Populating the interactive namespace from numpy and matplotlib
/home/jmschr/anaconda/lib/python2.7/site-packages/IPython/core/magics/pylab.py:161: UserWarning: pylab import has clobbered these variables: ['log', 'random']
`%matplotlib` prevents importing * from pylab and numpy
  "\n`%matplotlib` prevents importing * from pylab and numpy"

In [11]:
import seaborn
seaborn.set_style('whitegrid')

plt.figure(figsize=(14, 6))
plt.title('Time To Learn Bayesian Network', fontsize=18)
plt.xlabel("Number of Variables", fontsize=14)
plt.ylabel("Time (s)", fontsize=14)
plt.xticks(fontsize=14)
plt.yticks(fontsize=14)
plt.plot(range(2, 18), times, linewidth=3, color='c')
plt.yscale('log')


The algorithm looks like it's running in exponential time, which is a major feat for the prospect of Bayesian network structure learning. Combined with an efficient implementation of the algorithm, this seems like calculating a graph with mid-20 variables would be possible on a normal computer.

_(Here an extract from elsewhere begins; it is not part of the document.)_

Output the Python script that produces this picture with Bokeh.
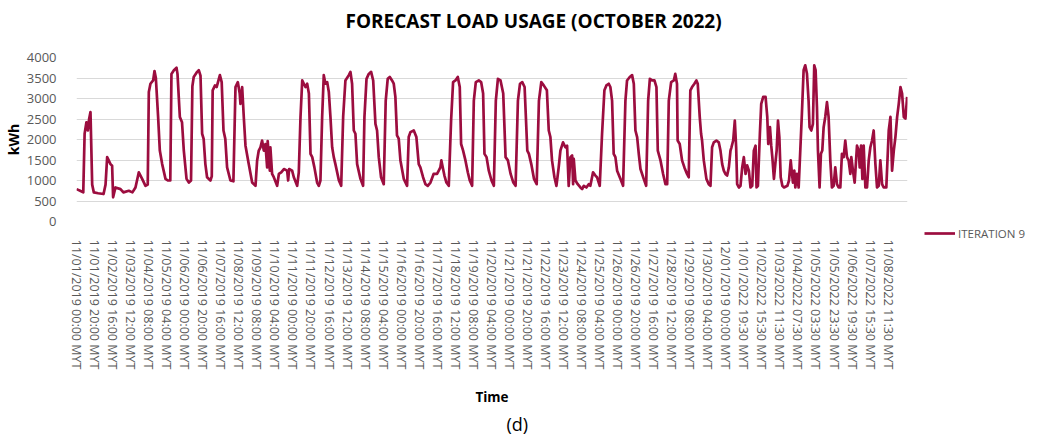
from bokeh.plotting import figure
from bokeh.models import Range1d, FixedTicker, Title, Legend, LegendItem
from bokeh.embed import file_html
from bokeh.resources import INLINE

# hour index since 11/01/2019 00:00 (hourly categories; 2022 data follows 12/01/2019 00:00)
hours = [0, 4, 7.5, 9, 11, 12.6, 14, 15.5, 17.4, 19.2, 24, 30, 32.2, 34, 37.7, 39.5, 40.6, 43.2, 48.8,
         52, 58, 62, 65.4, 69.1, 72.8, 76.5, 79, 80.2, 82, 85, 86.5, 88, 90.5, 92.4, 95, 98.7, 101.3,
         104, 105.3, 108, 110.9, 112, 114.6, 117, 119, 122, 124.6, 127, 128.5, 130, 133.8, 135.6, 137.5,
         139.3, 141, 142.9, 144.8, 148.5, 150, 151, 153.6, 155.4, 159, 161, 163, 165, 167, 170.7, 174,
         176.3, 178.9, 181, 181.8, 183.7, 185.5, 187.4, 191, 194.8, 198.5, 200.3, 202.1, 204, 205.8,
         207.7, 209.5, 211.4, 212, 214.4, 215, 216.9, 218.8, 222.5, 224.4, 227, 230, 233.6, 234.7,
         235.8, 239.1, 241, 244.7, 246.5, 248.4, 250.3, 252.1, 254, 255.8, 257.7, 259.5, 261.4, 263.8,
         266.8, 268.7, 270.5, 272.4, 274.2, 276, 278, 279.8, 281.6, 283.5, 285.3, 287.1, 291, 293.5,
         295.7, 298.2, 302, 303.8, 305.6, 307.5, 309.3, 311.2, 314.9, 317.8, 319.3, 321.6, 324.1, 326.7,
         329, 331.5, 333.3, 335.2, 337.7, 340.7, 342.9, 345.1, 347.4, 349.9, 351.8, 353.6, 355.4, 357.3,
         359.2, 362.9, 366.6, 368.4, 370.3, 374, 376.9, 379.5, 381.3, 384.3, 386.9, 389.5, 392.5, 396,
         399.8, 401.7, 403.5, 404.6, 406.5, 408, 410.2, 412.8, 415.4, 417.6, 420.2, 422.8, 425, 426.5,
         428.7, 431.3, 433.9, 436.1, 438.7, 440.6, 442.8, 446.1, 448.7, 450.9, 452.4, 454.7, 457.2,
         460.2, 462.8, 465, 467.3, 470.2, 473.2, 475.8, 478.4, 481.4, 484.4, 486.9, 489.5, 491.8, 494.3,
         496.9, 499.9, 501.7, 504.3, 507.3, 510.3, 512.8, 515.4, 518.1, 521.6, 523.7, 525.5, 527.3, 530,
         532.2, 534.7, 536.6, 539.5, 542.1, 544, 545.8, 547.7, 549.6, 550.7, 551.4, 553.3, 555.8, 558.8,
         560.7, 562.5, 565.4, 568, 569.8, 572.8, 575.4, 577.2, 580.2, 582.8, 585.4, 587.6, 590.2, 592,
         593.9, 595.7, 597.6, 599.5, 603.1, 606.1, 608.7, 610.5, 613.5, 616.1, 618, 619.8, 621.7, 623.5,
         625.4, 629, 631.7, 633.9, 635.8, 638.3, 640.9, 643.1, 644.6, 647.6, 650.5, 653.1, 655, 656.8,
         659.4, 662.4, 664, 665.9, 666.6, 668.9, 671.5, 674.1, 677, 678.9, 680.7, 682.6, 685.2, 687.4,
         688.9, 691.1, 692.6, 693.7, 695.6, 698.5, 701.1, 703, 704.8, 706.7, 709.6, 712.2, 714.1, 716,
         717.8, 719.6, 721.5, 723.4, 725.2, 726.3, 728.2, 730, 731.5, 732.6, 734.5, 736.3, 738.2, 740,
         741.9, 743.7, 745.6, 747.4, 749.3, 751.1, 753, 754.1, 755.6, 757.8, 759.3, 761.5, 764.1, 766,
         767.1, 769, 770.4, 771.6, 773.4, 775.3, 776.4, 777.9, 779.4, 780.9, 782.7, 784.6, 788.3, 790.1,
         792, 793.4, 794.5, 796, 797.1, 798.9, 800.8, 802.6, 804.4, 806.3, 808.1, 810, 811.8, 812.9,
         814.8, 816.6, 818.1, 819.6, 821.1, 822.2, 824, 825.5, 827, 828.5, 830.3, 832.2, 834, 835.9,
         837.7, 839.6, 841.4, 843.3, 845.1, 847, 848.8, 850.7, 852.5, 854.4, 856.2, 858.1, 859.2, 861,
         862.9, 865.5, 867.4, 868.5, 870, 871.5, 872.9, 874.8, 876.6, 878.5, 880.3, 882.2, 884, 885.9,
         887.7, 889.6, 891.4, 893.3, 895.1, 898, 900.7, 902.6, 904.4, 906.3, 908.1, 910, 911.8, 913.7,
         915.5, 917.4, 919.2, 921.1]

load_kwh = [790, 750, 710, 2140, 2420, 2220, 2500, 2670, 900, 710, 690, 670, 900, 1570, 1400, 1360, 590, 830, 790,
            710, 750, 710, 830, 1200, 1040, 870, 900, 3160, 3360, 3440, 3670, 3500, 2550, 1730, 1400, 1040, 1000,
            1000, 3600, 3690, 3750, 3600, 2550, 2420, 1730, 1040, 950, 1000, 3300, 3525, 3650, 3690, 3560,
            2140, 2015, 1400, 1080, 1000, 1100, 3200, 3320, 3280, 3570, 3400, 2220, 2015, 1320, 1000, 980,
            3280, 3400, 3120, 2870, 3280, 2550, 1850, 1400, 950, 870, 1490, 1730, 1810, 1975,
            1730, 1890, 1320, 1960, 1240, 1810, 1160, 1080, 870, 1160, 1200, 1280, 1240, 1000,
            1280, 1240, 1080, 870, 1200, 2550, 3440, 3360, 3280, 3360, 3120, 1650, 1570, 1320,
            950, 870, 1000, 2550, 3570, 3360, 3400, 3160, 2550, 1810, 1570, 1400, 1000, 870,
            2550, 3440, 3570, 3650, 3360, 2220, 2140, 1400, 1040, 870, 2550, 3480, 3600, 3650,
            3440, 2380, 2220, 1570, 1080, 910, 2950, 3480, 3525, 3440, 3360, 3040, 2100, 2020,
            1490, 1040, 870, 2060, 2180, 2220, 2060, 1400, 1320, 1080, 910, 870, 950, 1160,
            1160, 1240, 1320, 1490, 1280, 1120, 950, 870, 2470, 3400, 3440, 3525, 3280, 1890,
            1730, 1490, 1200, 1000, 870, 2950, 3400, 3440, 3400, 3120, 1650, 1570, 1240,
            1000, 870, 2950, 3480, 3440, 3120, 1570, 1490, 1160, 950, 870, 2950, 3360, 3400,
            3280, 1730, 1650, 1400, 1040, 910, 2950, 3400, 3320, 3200, 2220, 2060, 1490, 1080,
            870, 1320, 1730, 1930, 1810, 1850, 870, 1570, 1610, 910, 1530, 1000, 910, 830,
            790, 870, 830, 910, 870, 1200, 1120, 1080, 870, 2140, 3200, 3320, 3360, 3280,
            2950, 1650, 1570, 1240, 1040, 870, 2950, 3440, 3525, 3570, 3360, 2220, 2060, 1650,
            1280, 1040, 870, 2950, 3480, 3440, 3440, 3280, 1730, 1490, 1160, 910, 910, 2950,
            3400, 3440, 3600, 3360, 1975, 1890, 1490, 1320, 1160, 1080, 3200, 3280, 3360, 3440,
            3360, 2550, 2140, 1975, 1490, 1040, 910, 870, 1810, 1930, 1975, 1930, 1730, 1400,
            1240, 1160, 1120, 1320, 1730, 1810, 1975, 2460, 1810, 910, 830, 870, 1320, 1570,
            1160, 1370, 1240, 830, 870, 1730, 1850, 830, 870, 2140, 2870, 3040, 3040, 2550,
            1890, 2300, 1850, 1570, 1040, 1490, 1730, 2460, 2060, 1080, 870, 830, 870, 1000,
            1490, 1160, 950, 1240, 830, 1160, 830, 1730, 2630, 3690, 3810, 3610, 2950, 2300,
            2220, 2380, 3810, 3690, 2790, 1730, 830, 1650, 1730, 2300, 2550, 2910, 2550, 1490,
            830, 870, 1320, 910, 830, 830, 1650, 1570, 1975, 1570, 1490, 1160, 1570, 1240,
            950, 1850, 1730, 1320, 1850, 1040, 1850, 830, 830, 1490, 1810, 1975, 2220, 1400,
            830, 870, 1490, 910, 830, 830, 2220, 2550, 1240, 1730, 2060, 2550, 2870, 3280,
            3120, 2550, 2510, 3040]

tick_hours = list(range(0, 901, 20))
tick_labels = [
    "11/01/2019 00:00 MYT", "11/01/2019 20:00 MYT", "11/02/2019 16:00 MYT", "11/03/2019 12:00 MYT",
    "11/04/2019 08:00 MYT", "11/05/2019 04:00 MYT", "11/06/2019 00:00 MYT", "11/06/2019 20:00 MYT",
    "11/07/2019 16:00 MYT", "11/08/2019 12:00 MYT", "11/09/2019 08:00 MYT", "11/10/2019 04:00 MYT",
    "11/11/2019 00:00 MYT", "11/11/2019 20:00 MYT", "11/12/2019 16:00 MYT", "11/13/2019 12:00 MYT",
    "11/14/2019 08:00 MYT", "11/15/2019 04:00 MYT", "11/16/2019 00:00 MYT", "11/16/2019 20:00 MYT",
    "11/17/2019 16:00 MYT", "11/18/2019 12:00 MYT", "11/19/2019 08:00 MYT", "11/20/2019 04:00 MYT",
    "11/21/2019 00:00 MYT", "11/21/2019 20:00 MYT", "11/22/2019 16:00 MYT", "11/23/2019 12:00 MYT",
    "11/24/2019 08:00 MYT", "11/25/2019 04:00 MYT", "11/26/2019 00:00 MYT", "11/26/2019 20:00 MYT",
    "11/27/2019 16:00 MYT", "11/28/2019 12:00 MYT", "11/29/2019 08:00 MYT", "11/30/2019 04:00 MYT",
    "12/01/2019 00:00 MYT", "11/01/2022 19:30 MYT", "11/02/2022 15:30 MYT", "11/03/2022 11:30 MYT",
    "11/04/2022 07:30 MYT", "11/05/2022 03:30 MYT", "11/05/2022 23:30 MYT", "11/06/2022 19:30 MYT",
    "11/07/2022 15:30 MYT", "11/08/2022 11:30 MYT"]
y_ticks = list(range(0, 4001, 500))

FONT = "Open Sans"

p = figure(frame_width=831, frame_height=164, output_backend="svg", toolbar_location=None,
           x_range=Range1d(0, 921.5), y_range=Range1d(0, 4000),
           min_border_left=76, min_border_right=120, min_border_top=57, min_border_bottom=210)
p.outline_line_color = None
p.background_fill_color = "white"

r = p.line(hours, load_kwh, line_color="#9C0D3F", line_width=2.7, line_join="round")

p.xgrid.visible = False
p.ygrid.ticker = FixedTicker(ticks=y_ticks)
p.ygrid.grid_line_color = "#D9D9D9"
p.ygrid.grid_line_width = 1

p.yaxis.ticker = FixedTicker(ticks=y_ticks)
p.yaxis.axis_line_color = None
p.yaxis.major_tick_line_color = None
p.yaxis.minor_tick_line_color = None
p.yaxis.major_label_standoff = 14
p.yaxis.major_label_text_font = FONT
p.yaxis.major_label_text_font_size = "13px"
p.yaxis.major_label_text_color = "#595959"
p.yaxis.axis_label = "kWh"
p.yaxis.axis_label_standoff = 1
p.yaxis.axis_label_text_font = FONT
p.yaxis.axis_label_text_font_style = "bold"
p.yaxis.axis_label_text_font_size = "14px"
p.yaxis.axis_label_text_color = "#000000"

p.xaxis.ticker = FixedTicker(ticks=tick_hours)
p.xaxis.major_label_overrides = {h: lab for h, lab in zip(tick_hours, tick_labels)}
p.xaxis.major_label_orientation = "vertical"
p.xaxis.axis_line_color = None
p.xaxis.major_tick_line_color = None
p.xaxis.minor_tick_line_color = None
p.xaxis.major_label_standoff = 12
p.xaxis.major_label_text_font = FONT
p.xaxis.major_label_text_font_size = "12.5px"
p.xaxis.major_label_text_color = "#595959"
p.xaxis.axis_label = "Time"
p.xaxis.axis_label_standoff = 16
p.xaxis.axis_label_text_font = FONT
p.xaxis.axis_label_text_font_style = "bold"
p.xaxis.axis_label_text_font_size = "13.5px"
p.xaxis.axis_label_text_color = "#000000"

# spacer (nearest the frame), then the chart title above it
p.add_layout(Title(text=" ", text_font_size="10px", standoff=9), "above")
p.add_layout(Title(text="FORECAST LOAD USAGE (OCTOBER 2022)", align="left", offset=269, standoff=4,
                   text_font=FONT, text_font_style="bold", text_font_size="19px",
                   text_color="#000000"), "above")
p.add_layout(Title(text="(d)", align="left", offset=430, standoff=0, text_font=FONT,
                   text_font_style="normal", text_font_size="18px", text_color="#000000"), "below")

legend = Legend(items=[LegendItem(label="ITERATION 9", renderers=[r])], location=(17, -20),
                padding=0, margin=0, spacing=0, glyph_width=31, glyph_height=16, label_height=16,
                label_standoff=3, label_text_font=FONT, label_text_font_size="11.5px",
                label_text_color="#595959", border_line_color=None, background_fill_alpha=0)
p.add_layout(legend, "right")

open("out.html", "w").write(file_html(p, INLINE))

Lets take a look at the speed of the time it takes to calculate the Chow-Liu tree. Since the algorithm is much faster than finding the exact graph, lets check out how long it takes to learn for a larger range of variables (up to 100).


In [12]:
times = []
for i in range(2, 253, 10):
    tic = time.time()
    X = numpy.random.randint(2, size=(10000, i))
    model = BayesianNetwork.from_samples(X, algorithm='chow-liu')
    times.append( time.time() - tic )

In [13]:
import seaborn
seaborn.set_style('whitegrid')

plt.figure(figsize=(14, 6))
plt.title('Time To Learn Bayesian Network', fontsize=18)
plt.xlabel("Number of Variables", fontsize=14)
plt.ylabel("Time (s)", fontsize=14)
plt.xticks(fontsize=14)
plt.yticks(fontsize=14)
plt.plot( range(2, 253, 10), times, linewidth=3, color='c')
plt.yscale('log')


It looks like this is a quadratic time algorithm, and can be used to efficiently find tree-like graph approximations for datasets with a large number of variables.